Ma quel che è peggio, sia nel servizio che nei vari articoli, è l’appiattimento del quartiere su tesi preconcette, che non hanno alcun appiglio concreto nella realtà. Per iniziare, negli ultimi due anni le uniche vittime conclamate dell’odio sono stati il pakistano Shahzad Khan—ucciso per strada da un ragazzo italiano—e diversi cittadini del Bangladesh,sistematicamente pestati da un gruppo di neofascisti in quelli che la procura di Roma ha definito “Bangla tour.”
Inoltre, i residenti stessi hanno mostrato più volte di non gradire una certa rappresentazione monolitica che si fa di Tor Pignattara. Lo scorso 4 dicembre il comitato di quartiere di Villa Certosa e l’associazione bangladese Dhuumcatu avevano promosso un incontro volto a “disinnescare la retorica di media stile La Gabbia o Quinta Colonna e rafforzare il dialogo tra abitanti, alla luce di quanto accaduto a Parigi.”

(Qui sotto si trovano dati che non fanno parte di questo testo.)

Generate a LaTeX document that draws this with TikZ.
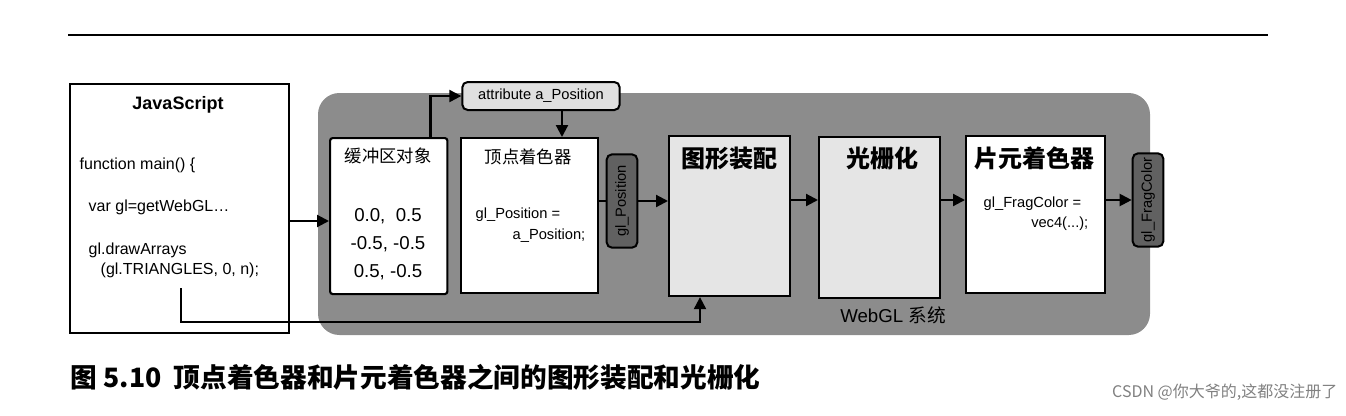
\documentclass[tikz,border=0pt]{standalone}
\usepackage{fontspec}
\setmainfont{Liberation Sans}
\newfontfamily\cjk{Noto Sans CJK SC}
\usetikzlibrary{arrows.meta}
\newcommand{\fs}[1]{\fontsize{#1}{#1}\selectfont}
\begin{document}
\begin{tikzpicture}[x=0.75pt,y=-0.75pt,
 box/.style={draw,line width=1.6pt,anchor=north west,inner sep=0pt},
 arr/.style={line width=1.6pt,-{Triangle[length=9pt,width=9pt]}},
 vtag/.style={draw,line width=1.5pt,fill=black!62,rounded corners=4pt,minimum width=70pt,minimum height=23pt,rotate=90,inner sep=1pt}]
\useasboundingbox (0,0) rectangle (1346,415);
\draw[line width=1pt] (68,35) -- (1268,35);
\fill[black!45,rounded corners=16pt] (318,93) rectangle (1150,335);
% JS box
\node[box,minimum width=164pt,minimum height=186.75pt] (js) at (69,83) {};
\node[font=\fs{13.5}\bfseries] (jst) at (178,105) {JavaScript};
\node[font=\fs{12},anchor=west] (l1) at (75,165) {function main() \{};
\node[font=\fs{12},anchor=west] (l2) at (84,207) {var gl=getWebGL\dots};
\node[font=\fs{12},anchor=west] (l3) at (84,250) {gl.drawArrays};
\node[font=\fs{12},anchor=west] (l4) at (96,270) {(gl.TRIANGLES, 0, n);};
% buffer
\node[box,fill=white,rounded corners=2pt,minimum width=88pt,minimum height=117pt] (buf) at (329,137) {};
\node[font=\fs{13}\cjk] (buft) at (388,156) {缓冲区对象};
\node[font=\fs{14}] (n1) at (388,216) {0.0,\ \ 0.5};
\node[font=\fs{14}] (n2) at (388,244) {-0.5, -0.5};
\node[font=\fs{14}] (n3) at (388,272) {0.5, -0.5};
% attribute
\node[draw,line width=1.5pt,fill=black!12,rounded corners=4pt,minimum width=118pt,minimum height=21pt,inner sep=0pt] (attr) at (541,96) {\fs{11}attribute a\_Position};
% vertex shader
\node[box,fill=white,minimum width=103pt,minimum height=116pt] (vs) at (460,137) {};
\node[font=\fs{13}\cjk] (vst) at (528,157) {顶点着色器};
\node[font=\fs{11},anchor=west] (vs1) at (471,215) {gl\_Position =};
\node[font=\fs{11},anchor=east] (vs2) at (590,236) {a\_Position;};
\node[vtag] (gp) at (622,201) {\fs{11}gl\_Position};
% assembly
\node[box,fill=black!10,minimum width=91pt,minimum height=120pt] (asm) at (668,135) {};
\node[font=\fs{18}\cjk\bfseries] (asmt) at (729,158) {图形装配};
% raster
\node[box,fill=black!10,minimum width=91pt,minimum height=121pt] (ras) at (818,136) {};
\node[font=\fs{18}\cjk\bfseries] (rast) at (882,158) {光栅化};
% fragment
\node[box,fill=white,minimum width=104pt,minimum height=118pt] (fs) at (965,135) {};
\node[font=\fs{18}\cjk\bfseries] (fst) at (1034,158) {片元着色器};
\node[font=\fs{11},anchor=west] (fs1) at (979,204) {gl\_FragColor =};
\node[font=\fs{11},anchor=east] (fs2) at (1093,224) {vec4(...);};
\node[vtag] (gf) at (1148,200) {\fs{11}gl\_FragColor};
\node[font=\fs{14}] (wg) at (893,315) {WebGL {\cjk 系统}};
% arrows
\draw[arr] (js.east |- 0,221) -- (buf.west |- 0,221);
\draw[arr] (buf.north east) ++(-18,0) |- (attr.west);
\draw[arr] (attr.south -| 562,0) -- (vs.north -| 562,0);
\draw[line width=1.6pt] (vs.east |- gp) -- (gp.north);
\draw[arr] (gp.south) -- (asm.west |- gp);
\draw[arr] (asm.east |- 0,200) -- (ras.west |- 0,200);
\draw[arr] (ras.east |- 0,200) -- (fs.west |- 0,200);
\draw[arr] (fs.east |- 0,200) -- (gf.north);
\coordinate (c1) at (181,288);
\coordinate (c2) at (181,322);
\coordinate (c3) at (700,322);
\draw[arr] (c1) -- (c2) -- (c3) -- (asm.south -| c3);
% caption
\node[font=\fs{20}\cjk\bfseries,anchor=west] (cap) at (66,377) {图 5.10\ \ 顶点着色器和片元着色器之间的图形装配和光栅化};
\node[font=\fs{12}\cjk,text=black!50,anchor=east] (wm) at (1342,392) {CSDN @你大爷的,这都没注册了};
\end{tikzpicture}
\end{document}
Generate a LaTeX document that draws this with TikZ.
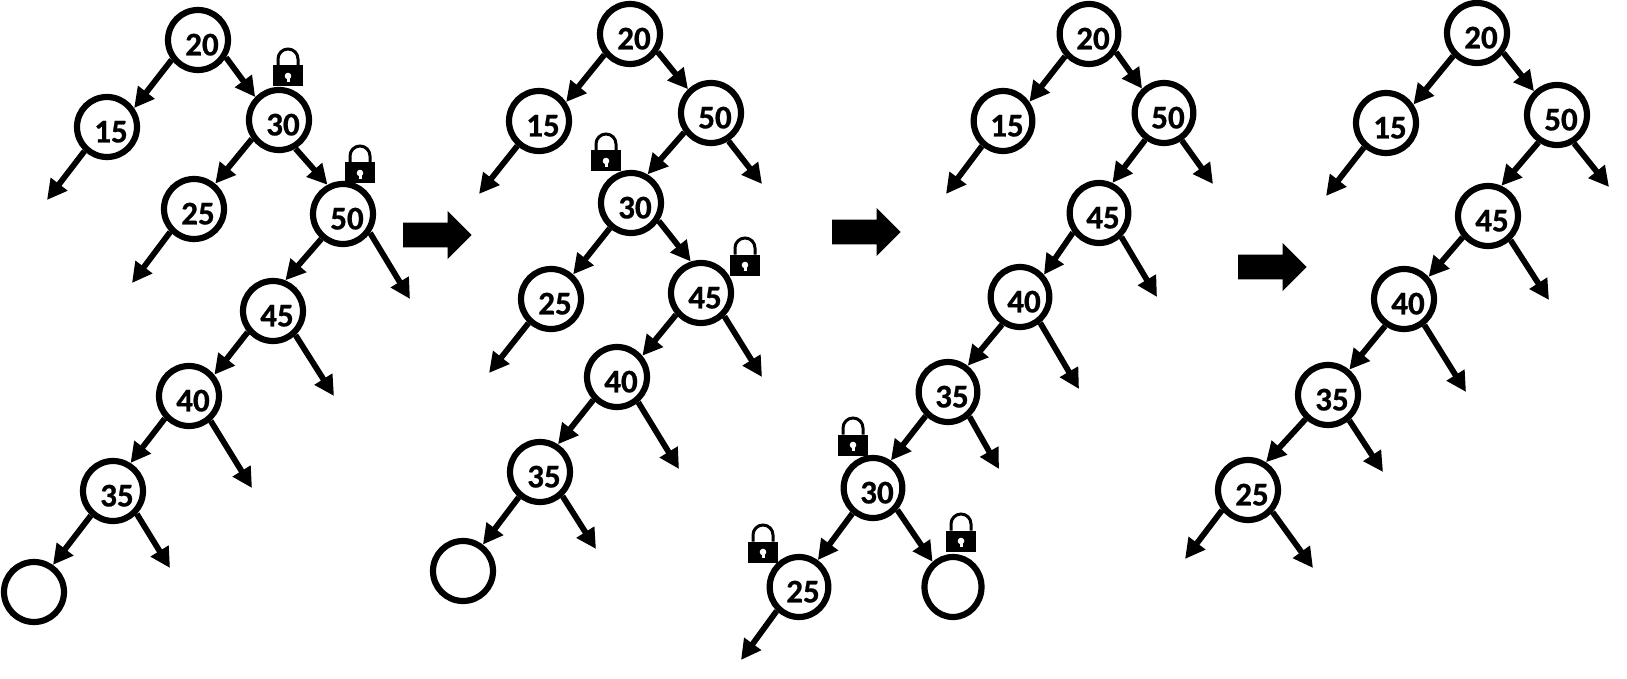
\documentclass[tikz,border=0pt]{standalone}
\usepackage{fontspec}
\setmainfont[BoldFeatures={FakeBold=0.7}]{Carlito}
\usetikzlibrary{arrows.meta,shapes.geometric}
\newcommand{\val}[1]{\hspace*{8pt}\rule{0pt}{31pt}#1}
\tikzset{
  tnode/.style={circle, draw=black, fill=white, line width=6.2pt, inner sep=0pt, minimum size=60pt, font=\fontsize{33}{36}\selectfont\bfseries},
  onode/.style={tnode, ellipse, minimum width=57pt, minimum height=60pt},
  tlink/.style={line width=5.8pt, -{Triangle[length=20pt,width=20pt]}},
  lockicon/.pic={
    \draw[line width=3pt] (-10,-10.5) -- (-10,-17) arc[start angle=180, end angle=0, radius=10pt] -- (10,-10.5);
    \fill[black] (-15,-10.5) rectangle (15,10.5);
    \fill[white] (0,0) circle (3.3pt);
    \fill[white] (-1.5,0) -- (1.5,0) -- (1.5,6) -- (-1.5,6) -- cycle;
  },
  stepmark/.pic={
    \fill[black] (0,-12.3) -- (44.5,-12.3) -- (44.5,-24) -- (68.5,0) -- (44.5,24) -- (44.5,12.3) -- (0,12.3) -- cycle;
  }
}
\begin{document}
\begin{tikzpicture}[x=1pt, y=-1pt]
\useasboundingbox (0,0) rectangle (1627,679);
% first tree
\node[tnode] (a20) at (198,40) {\val{20}};
\node[tnode] (a15) at (107,127) {\val{15}};
\node[tnode] (a30) at (279,120) {\val{30}};
\node[tnode] (a25) at (194,209) {\val{25}};
\node[tnode] (a50) at (343,214) {\val{50}};
\node[tnode] (a45) at (273,311) {\val{45}};
\node[tnode] (a40) at (189,396) {\val{40}};
\node[tnode] (a35) at (113,491) {\val{35}};
\node[tnode] (ae) at (34,592) {};
\coordinate (a15l) at (47,200);
\coordinate (a25l) at (132,283);
\coordinate (a50r) at (410,299);
\coordinate (a45r) at (334,396);
\coordinate (a40r) at (252,488);
\coordinate (a35r) at (170,568);
\draw[tlink] (a20.217) -- (a15.35);
\draw[tlink] (a20.-32) -- (a30.136);
\draw[tlink] (a15.-133) -- (a15l);
\draw[tlink] (a30.-145) -- (a25.50);
\draw[tlink] (a30.-60) -- (a50.118);
\draw[tlink] (a25.-136) -- (a25l);
\draw[tlink] (a50.-131) -- (a45.68);
\draw[tlink] (a50.-35) -- (a50r);
\draw[tlink] (a45.-140) -- (a40.40);
\draw[tlink] (a45.-47) -- (a45r);
\draw[tlink] (a40.-137) -- (a35.58);
\draw[tlink] (a40.-49) -- (a40r);
\draw[tlink] (a35.-132) -- (ae.55);
\draw[tlink] (a35.-44) -- (a35r);
\pic at (288,76) {lockicon};
\pic at (360,173) {lockicon};
\pic at (403,235) {stepmark};
% second tree
\node[tnode] (b20) at (630,34) {\val{20}};
\node[tnode] (b15) at (539,121) {\val{15}};
\node[tnode] (b50) at (711,113) {\val{50}};
\node[tnode] (b30) at (631,203) {\val{30}};
\node[tnode] (b25) at (551,299) {\val{25}};
\node[tnode] (b45) at (701,293) {\val{45}};
\node[tnode] (b40) at (617,377) {\val{40}};
\node[tnode] (b35) at (540,472) {\val{35}};
\node[tnode] (be) at (463,571) {};
\coordinate (b15l) at (479,194);
\coordinate (b50r) at (762,184);
\coordinate (b25l) at (489,373);
\coordinate (b45r) at (762,377);
\coordinate (b40r) at (679,469);
\coordinate (b35r) at (596,549);
\draw[tlink] (b20.-141) -- (b15.35);
\draw[tlink] (b20.-33) -- (b50.134);
\draw[tlink] (b15.-131) -- (b15l);
\draw[tlink] (b50.-144) -- (b30.60);
\draw[tlink] (b50.-58) -- (b50r);
\draw[tlink] (b30.-130) -- (b25.48);
\draw[tlink] (b30.-33) -- (b45.108);
\draw[tlink] (b25.-133) -- (b25l);
\draw[tlink] (b45.-139) -- (b40.40);
\draw[tlink] (b45.-45) -- (b45r);
\draw[tlink] (b40.-136) -- (b35.57);
\draw[tlink] (b40.-50) -- (b40r);
\draw[tlink] (b35.-130) -- (be.53);
\draw[tlink] (b35.-47) -- (b35r);
\pic at (606,161) {lockicon};
\pic at (745,265) {lockicon};
\pic at (832,232) {stepmark};
% third tree
\node[onode] (c20) at (1089,34) {\val{20}};
\node[onode] (c15) at (1003,121) {\val{15}};
\node[onode] (c50) at (1164,113) {\val{50}};
\node[onode] (c45) at (1099,213) {\val{45}};
\node[onode] (c40) at (1020,297) {\val{40}};
\node[onode] (c35) at (948,392) {\val{35}};
\node[onode] (c30) at (873,488) {\val{30}};
\node[onode] (c25) at (799,587) {\val{25}};
\node[onode] (ce) at (953,587) {};
\coordinate (c15l) at (946,194);
\coordinate (c50r) at (1213,184);
\coordinate (c45r) at (1157,297);
\coordinate (c40r) at (1079,389);
\coordinate (c35r) at (999,469);
\coordinate (c25l) at (741,660);
\draw[tlink] (c20.-137) -- (c15.36);
\draw[tlink] (c20.-34) -- (c50.132);
\draw[tlink] (c15.-130) -- (c15l);
\draw[tlink] (c50.-125) -- (c45.66);
\draw[tlink] (c50.-57) -- (c50r);
\draw[tlink] (c45.-143) -- (c40.43);
\draw[tlink] (c45.-47) -- (c45r);
\draw[tlink] (c40.-123) -- (c35.53);
\draw[tlink] (c40.-52) -- (c40r);
\draw[tlink] (c35.-133) -- (c30.57);
\draw[tlink] (c35.-49) -- (c35r);
\draw[tlink] (c30.-129) -- (c25.55);
\draw[tlink] (c30.-42) -- (ce.129);
\draw[tlink] (c25.-133) -- (c25l);
\pic at (853,445) {lockicon};
\pic at (763,552) {lockicon};
\pic at (961,541) {lockicon};
\pic at (1238,267) {stepmark};
% fourth tree
\node[tnode] (d20) at (1477,33) {\val{20}};
\node[tnode] (d15) at (1386,123) {\val{15}};
\node[tnode] (d50) at (1557,115) {\val{50}};
\node[tnode] (d45) at (1488,216) {\val{45}};
\node[tnode] (d40) at (1404,299) {\val{40}};
\node[tnode] (d35) at (1328,395) {\val{35}};
\node[tnode] (d25) at (1248,490) {\val{25}};
\coordinate (d15l) at (1326,196);
\coordinate (d50r) at (1609,187);
\coordinate (d45r) at (1549,300);
\coordinate (d40r) at (1466,392);
\coordinate (d35r) at (1383,472);
\coordinate (d25l) at (1185,559);
\coordinate (d25r) at (1313,568);
\draw[tlink] (d20.-136) -- (d15.34);
\draw[tlink] (d20.-37) -- (d50.134);
\draw[tlink] (d15.-132) -- (d15l);
\draw[tlink] (d50.-124) -- (d45.66);
\draw[tlink] (d50.-59) -- (d50r);
\draw[tlink] (d45.-140) -- (d40.42);
\draw[tlink] (d45.-47) -- (d45r);
\draw[tlink] (d40.-125) -- (d35.50);
\draw[tlink] (d40.-52) -- (d40r);
\draw[tlink] (d35.-133) -- (d25.57);
\draw[tlink] (d35.-50) -- (d35r);
\draw[tlink] (d25.-142) -- (d25l);
\draw[tlink] (d25.-42) -- (d25r);
\end{tikzpicture}
\end{document}
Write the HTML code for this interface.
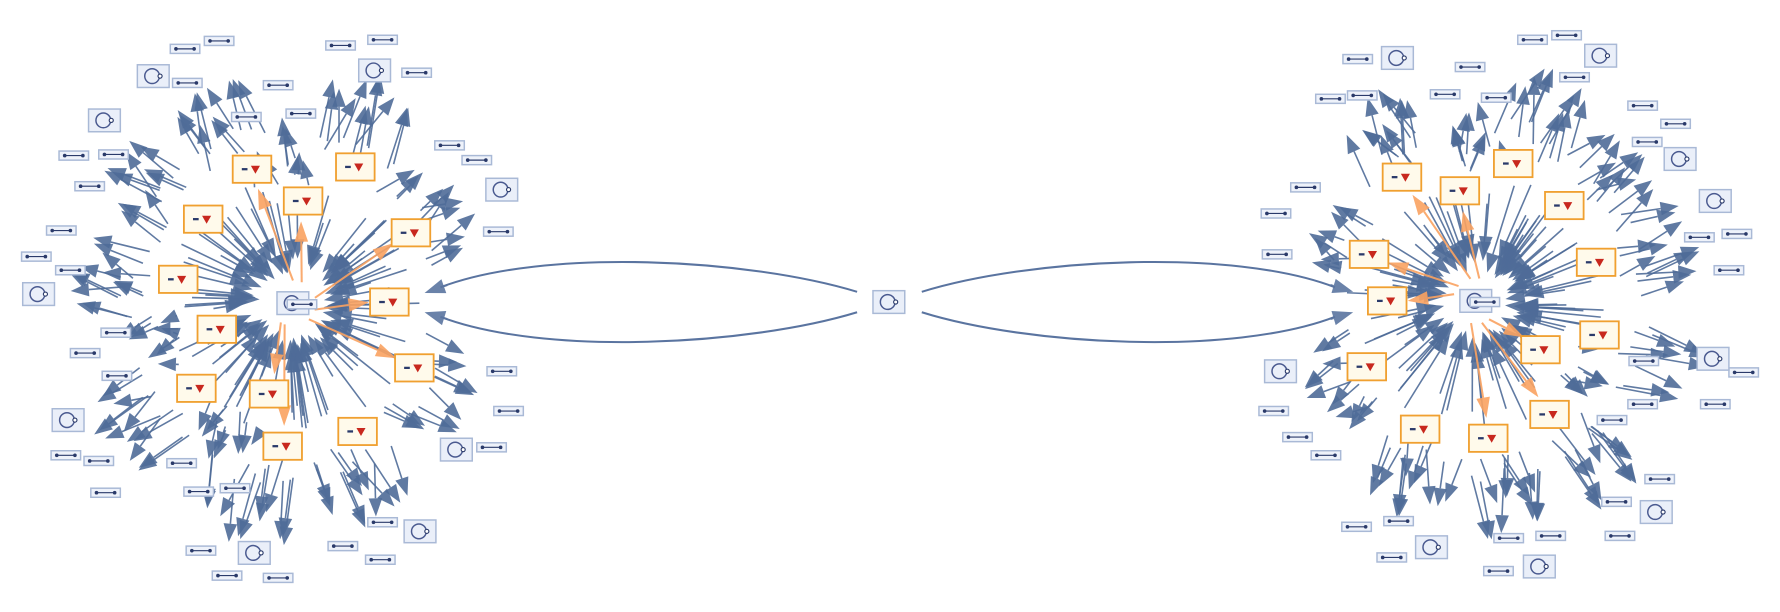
<!DOCTYPE html>
<html><head><meta charset="utf-8"><style>html,body{margin:0;padding:0;background:#fff;width:1780px;height:612px;overflow:hidden}</style></head>
<body>
<svg id="s" width="1780" height="612" viewBox="0 0 1568 539" xmlns="http://www.w3.org/2000/svg">
<g id="edges"></g><g id="nodes"></g>
</svg>
<script>
var E=document.getElementById('edges'),N=document.getElementById('nodes'),NS='http://www.w3.org/2000/svg';
var seed=7;function rnd(){seed=(seed*16807)%2147483647;return (seed-1)/2147483646;}
function el(p,t,a){var e=document.createElementNS(NS,t);for(var k in a)e.setAttribute(k,a[k]);p.appendChild(e);return e;}
function arrow(x1,y1,x2,y2,col,hl,hw,sw){
  var dx=x2-x1,dy=y2-y1,L=Math.sqrt(dx*dx+dy*dy);if(L<1)return;var ux=dx/L,uy=dy/L;
  var bx=x2-ux*hl,by=y2-uy*hl;
  el(E,'line',{x1:x1,y1:y1,x2:bx,y2:by,stroke:col,'stroke-width':sw||1.4,'stroke-opacity':0.9});
  el(E,'polygon',{points:x2+','+y2+' '+(bx-uy*hw)+','+(by+ux*hw)+' '+(bx+uy*hw)+','+(by-ux*hw),fill:col,'fill-opacity':0.9});
}
var B='#4f6b98',O='#f9a260';
function cluster(c,or,bars,circs){
  var periph=bars.concat(circs);
  for(var i=0;i<95;i++){var a=rnd()*6.283,r1=70+rnd()*45,r2=26+rnd()*18;
    arrow(c[0]+Math.cos(a)*r1,c[1]+Math.sin(a)*r1,c[0]+Math.cos(a+0.06)*r2,c[1]+Math.sin(a+0.06)*r2,B,17,6);}
  for(var i=0;i<or.length;i+=1){if(i%2)continue;var o=or[i];var a=Math.atan2(o[1]-c[1],o[0]-c[0]);
    arrow(c[0]+Math.cos(a+0.3)*20,c[1]+Math.sin(a+0.3)*20,o[0]-Math.cos(a)*18,o[1]-Math.sin(a)*18,O,18,6,1.8);}
  periph.forEach(function(p){
    var a=Math.atan2(p[1]-c[1],p[0]-c[0]);var dc=Math.hypot(p[0]-c[0],p[1]-c[1]);
    for(var k=0;k<3;k++){var j=(rnd()-0.5)*0.3;
      var r1=dc*0.62+rnd()*12,r2=dc-28-rnd()*14;
      arrow(c[0]+Math.cos(a+j)*r1,c[1]+Math.sin(a+j)*r1,c[0]+Math.cos(a+j*0.3)*r2,c[1]+Math.sin(a+j*0.3)*r2,B,16,6);}
  });
  or.forEach(function(o){
    el(N,'rect',{x:o[0]-17,y:o[1]-12,width:34,height:24,fill:'#fffaeb',stroke:'#f0a030','stroke-width':1.6});
    el(N,'rect',{x:o[0]-9,y:o[1]-1,width:5,height:2,fill:'#2a3a6a'});
    el(N,'path',{d:'M'+(o[0]-1)+','+(o[1]-3)+' l8,0 l-4,7 z',fill:'#c8281e'});
  });
  bars.forEach(function(b){barNode(b[0],b[1]);});
  circs.forEach(function(b){circNode(b[0],b[1]);});
  circNode(c[0],c[1]);barNode(c[0]+8,c[1]+1);
}
function barNode(x,y){el(N,'rect',{x:x-13,y:y-4,width:26,height:8,fill:'#eef2fa',stroke:'#a9b9d6','stroke-width':1.3});
  el(N,'line',{x1:x-8,y1:y,x2:x+8,y2:y,stroke:'#2a3a6a','stroke-width':1});
  el(N,'circle',{cx:x-8,cy:y,r:1.6,fill:'#2a3a6a'});el(N,'circle',{cx:x+8,cy:y,r:1.6,fill:'#2a3a6a'});}
function circNode(x,y){el(N,'rect',{x:x-14,y:y-10,width:28,height:20,fill:'#eaeff9',stroke:'#a9b9d6','stroke-width':1.3});
  el(N,'circle',{cx:x-1,cy:y,r:6.5,fill:'none',stroke:'#4a5a90','stroke-width':1.3});
  el(N,'circle',{cx:x+6,cy:y,r:1.8,fill:'#fff',stroke:'#2a3a6a','stroke-width':1});}
cluster([258,267],
 [[222,149],[313,147],[267,177],[179,193],[362,205],[157,246],[343,266],[191,290],[365,324],[173,342],[237,347],[315,380],[249,393]],
 [[163,43],[193,36],[300,40],[337,35],[367,64],[165,73],[245,75],[217,103],[265,100],[65,137],[100,136],[79,164],[396,128],[420,141],[439,204],[54,203],[32,226],[62,238],[102,293],[75,311],[103,331],[442,327],[448,362],[433,394],[58,401],[87,406],[160,408],[93,434],[175,433],[207,430],[337,460],[302,481],[335,493],[177,485],[200,507],[245,509]],
 [[135,67],[330,62],[92,106],[442,167],[34,259],[60,370],[402,396],[370,468],[224,487]]);
cluster([1300,265],
 [[1235,156],[1333,144],[1286,168],[1378,181],[1206,224],[1406,231],[1222,265],[1409,295],[1357,308],[1204,323],[1365,365],[1251,378],[1311,386]],
 [[1196,52],[1172,87],[1200,84],[1295,59],[1273,83],[1318,86],[1350,35],[1380,31],[1387,68],[1447,93],[1476,109],[1451,125],[1150,165],[1124,188],[1125,224],[1497,209],[1530,206],[1523,238],[1536,328],[1448,318],[1447,356],[1420,370],[1511,356],[1122,362],[1143,385],[1168,401],[1462,422],[1424,442],[1427,472],[1195,464],[1232,459],[1226,491],[1329,474],[1366,472],[1320,503]],
 [[1231,51],[1410,49],[1480,140],[1511,177],[1509,316],[1128,327],[1459,451],[1261,482],[1356,499]]);
function curve(x1,y1,cx1,cy1,cx2,cy2,x2,y2){
  el(E,'path',{d:'M'+x1+','+y1+' C'+cx1+','+cy1+' '+cx2+','+cy2+' '+x2+','+y2,fill:'none',stroke:'#5a74a0','stroke-width':1.8});
}
curve(755,257,660,228,480,218,388,253);arrow(394,251,374,258,'#5a74a0',18,6.5,1.8);
curve(755,275,660,304,480,314,388,279);arrow(394,281,374,275,'#5a74a0',18,6.5,1.8);
curve(812,257,905,228,1085,218,1176,253);arrow(1172,251,1192,257,'#5a74a0',18,6.5,1.8);
curve(812,275,905,304,1085,314,1176,279);arrow(1172,281,1192,275,'#5a74a0',18,6.5,1.8);
circNode(783,266);
</script>
</body></html>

Una settimana dopo—l’11 dicembre 2015—centinaia di persone hanno attraversato le strade del quartiere in una manifestazione indetta dalle comunità musulmane e dal comitato Certosa, per ribadire di essere “accomunati dal quartiere in cui viviamo” e di non voler essere “criminalizzati.”
E proprio l’altro giorno, un post apparso sul gruppo Facebook del CDQ Torpignattara dava conto della rinnovata esasperazione tra gli abitanti. “Stanno fioccando le telefonate delle varie reti televisive che ci contattano per chiederci delle ‘moschee abusive’, ‘dell’islam che governa il quartiere’, del ‘degrado portato dagli immigrati’ etc etc,” si legge nel testo. “Lo diciamo qui pubblicamente: potete andare serenamente a quel paese! Non ci prestiamo al vostro gioco al massacro.”
Chiaramente, nessuno sta dicendo che Tor Pignattara e tutti gli altri gli quartieri citati nel resto dell’articolo non siano attraversati da tensioni sociali e problemi di vario tipo. Tuttavia, l’estrema semplificazione che emerge da questi servizi è scorretta ed estremamente dannosa. E d’altronde, l’immagine della stessa Molenbeek data in questi ultimi mesi non è stata sempre aderente alla realtà.
Come ha scritto Giuliano Santoro—autore di un recente libro, Al palo della morte, proprio su Tor Pignattara—escludere determinate componenti dal racconto del quartiere evidenzia una profonda malafede. Forse sarebbe il caso di descrivere questi quartieri per come sono veramente, con tutte le loro complessità e contraddizioni, e smettere una volta per tutte di andare alla ricerca di inesistenti “Molenbeek d’Italia.”